Valaris Gears up for Possible Debt Restructuring
Offshore oil driller Valaris PLC is exploring debt restructuring options as it grapples with a rig accident and a broader collapse in energy prices, people familiar with the matter said on Friday.
Valaris has tapped debt restructuring attorneys at law firm Kirkland & Ellis LLP for advice on ways to rework its roughly $6.5 billion debt pile, and is exploring enlisting a turnaround firm that specializes in urgently addressing stressed finances to bolster its roster of advisers, the sources said.
The London-based company had already been working with investment bank Lazard Ltd on options for addressing its debt, in addition to a series of cost-cutting measures already underway.
No formal debt restructuring, such as a bankruptcy filing, is imminent for Valaris, even as the company considers significant steps to rework its finances, the sources added.
It had $1.7 billion of liquidity available at the end of 2019, enough to cover maturing debt to 2024, the company said on Feb. 20. It is not clear how quickly the company will burn through its cash given the shock inflicted on its business this month by the global downturn.
The sources requested anonymity because the matter is confidential. Valaris declined to comment, while Kirkland & Ellis and Lazard did not respond to requests for comment.

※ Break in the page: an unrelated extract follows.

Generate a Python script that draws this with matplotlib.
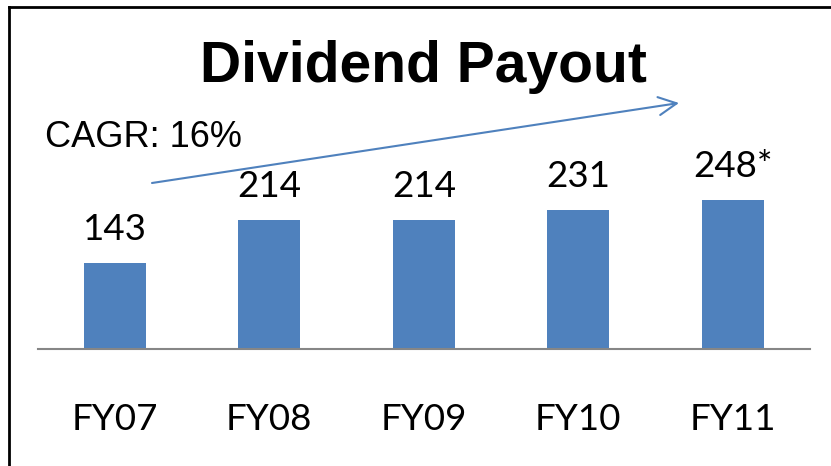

Companies servicing oil and gas producers have been pummeled by plunging energy markets triggered by an oil price war between Saudi Arabia and Russia, and concerns over economic activity grinding to a halt because of the global coronavirus outbreak.
Even before the recent downturn, offshore drillers were being slowly suffocated by persistently-low day rates for their services and huge debt piles. In November, Seadrill said it was talking to its lenders about restructuring $7.5 billion of liabilities.
Valaris' stock has fallen more than 90% since the start of the year, while its 8% bonds due in January 2024 were trading around 14 cents on the dollar, according to Refinitiv Eikon data.
Formed last year by the merging of Ensco and Rowan Companies, Valaris settled a dispute in January with Luminus Management, giving the company's largest shareholder a seat on its board after the activist hedge fund pushed for better governance and changes to its capital structure.
Five weeks later, Valaris reported an accident that damaged one of its rigs off the coast of Angola. As a result, a contract with France's Total SA, one of Valaris' most lucrative, could be terminated, the company warned in a March 10 regulatory filing.
That could erase up to $150 million from one often-used measure of annual earnings that Valaris expected to be as high as $240 million, the company said.